A number of users noticed a not-so-unusual bias in the neural network Twitter users for its auto-cropping feature

Twitter is looking into why its photo preview feature seems to favor predominantly white – or lighter – faces over Black, or darker, faces. 

The issue was highlighted by a user who first discovered that Zoom’s facial recognition feature failed to recognize his Black colleagues face. After posting to Twitter, he realized the platform had the same issue.

Following this, users began conducting non-scientific experiments, tweeting photos including both Black and white people in different positions to see which face the algorithm would favor. 

Some such experiments showed that the neural network used by Twitter for this purpose frequently favorited white faces, even when an image included two or three of the same Black person and one white person. 

Others showed that background color and attire (like tie color) didn’t make a difference by swapping them around.

One experiment showed that the same issue was apparent even with images of cartoons.

 

A few Twitter officials have responded to the unofficial experiments. Liz Kelley, part of Twitter’s communications team, tweeted on Sunday thanking everyone who raised the issue and stating that, although initial tests revealed the neural network did not contain biases, there is clearly more analysis to be done.

Parag Agrawal, Twitter’s Cheif Technical Operator, also tweeted saying that their model needs “continuous improvement.” 

The neural network Twitter uses for its facial recognition feature for auto-cropping has long been a mystery. Twitter’s auto-cropping tool is designed to show the most “salient” feature of the image – or they part your eyes are most drawn to. But it’s hard to know what exactly this means. 
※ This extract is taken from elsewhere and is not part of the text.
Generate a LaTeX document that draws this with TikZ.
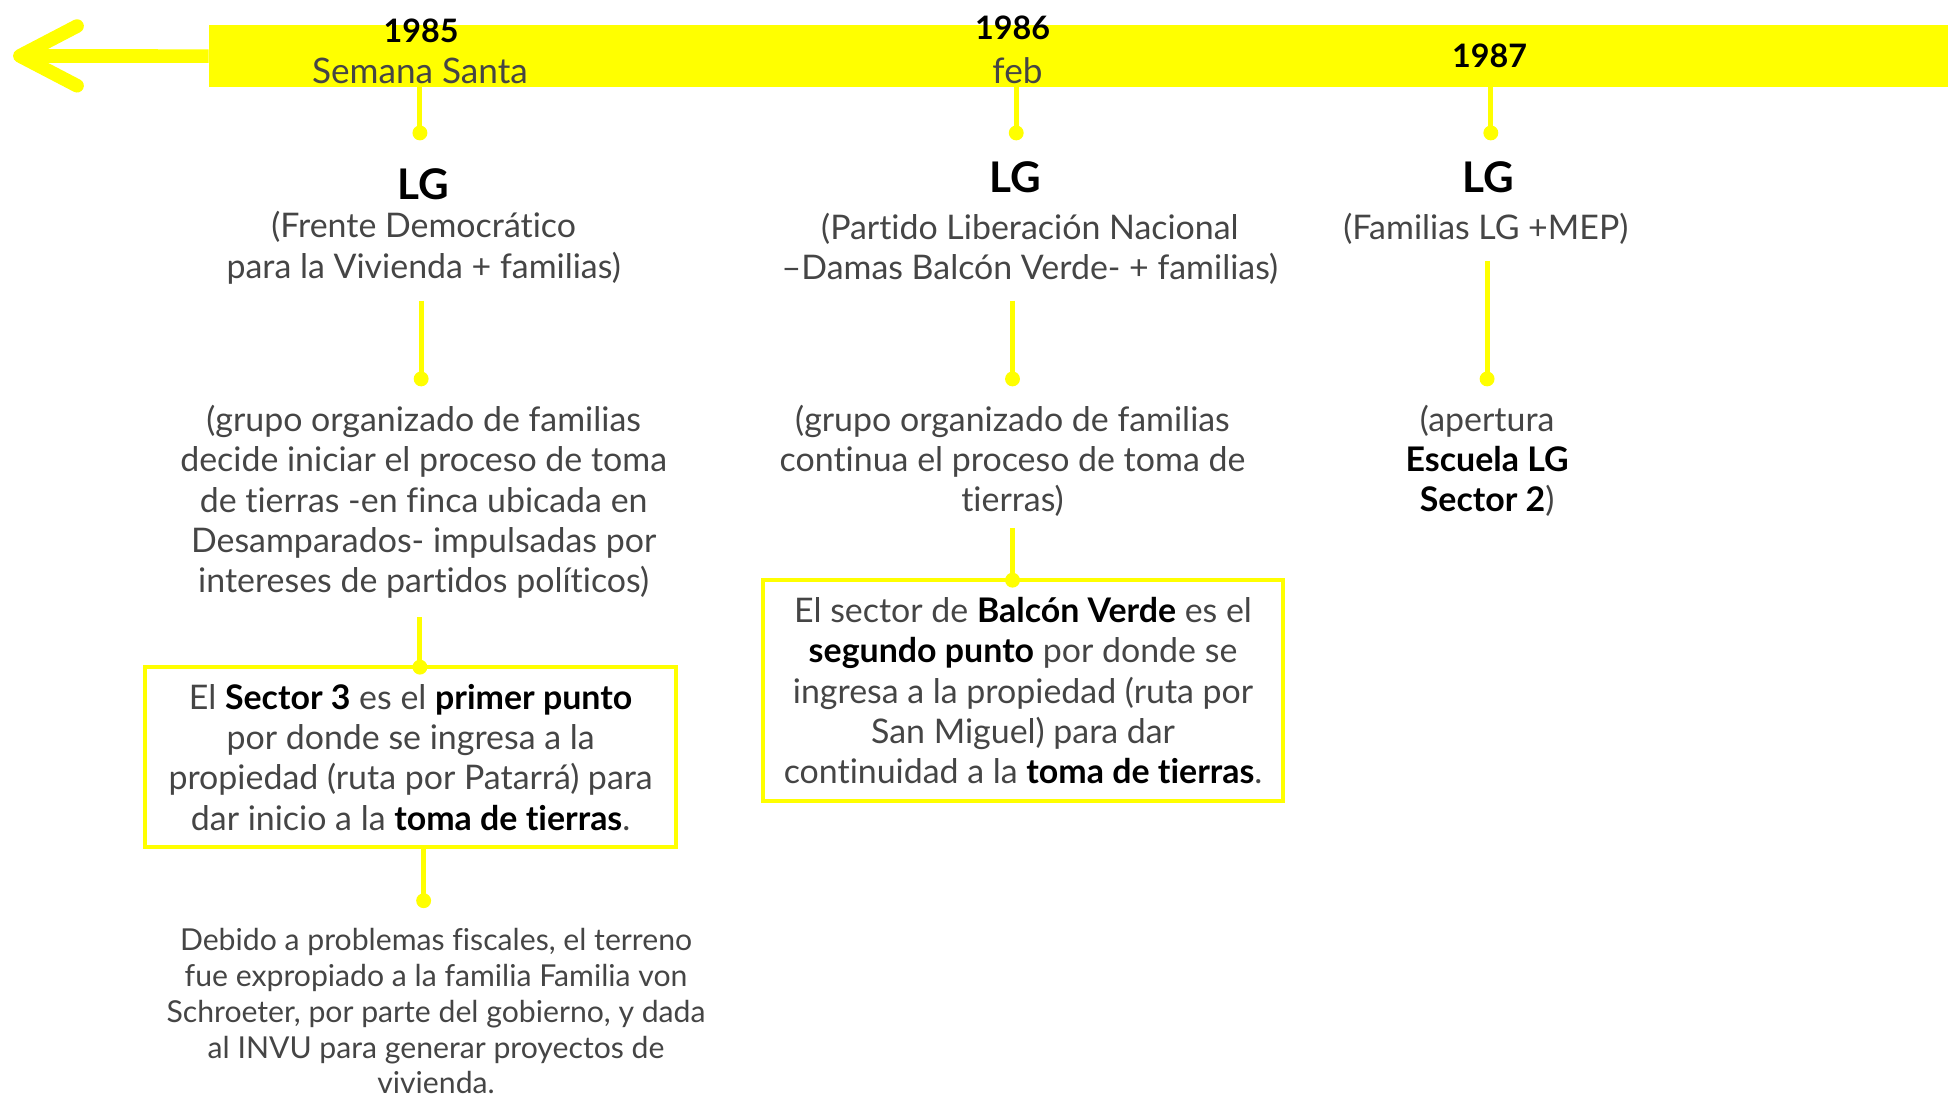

And the thing is, racially-biased algorithms are nothing new (unfortunately). An article by Wired last year showed that “even top-performing facial recognition systems misidentify Black [people] at rates five to 10 times higher than they do white [people].” Technology doesn’t exist in a vacuum and, as Alyse Stanley, writing for Gizmodo, puts it: an algorithm doesn’t need to be intentionally racist in order to actually be racist.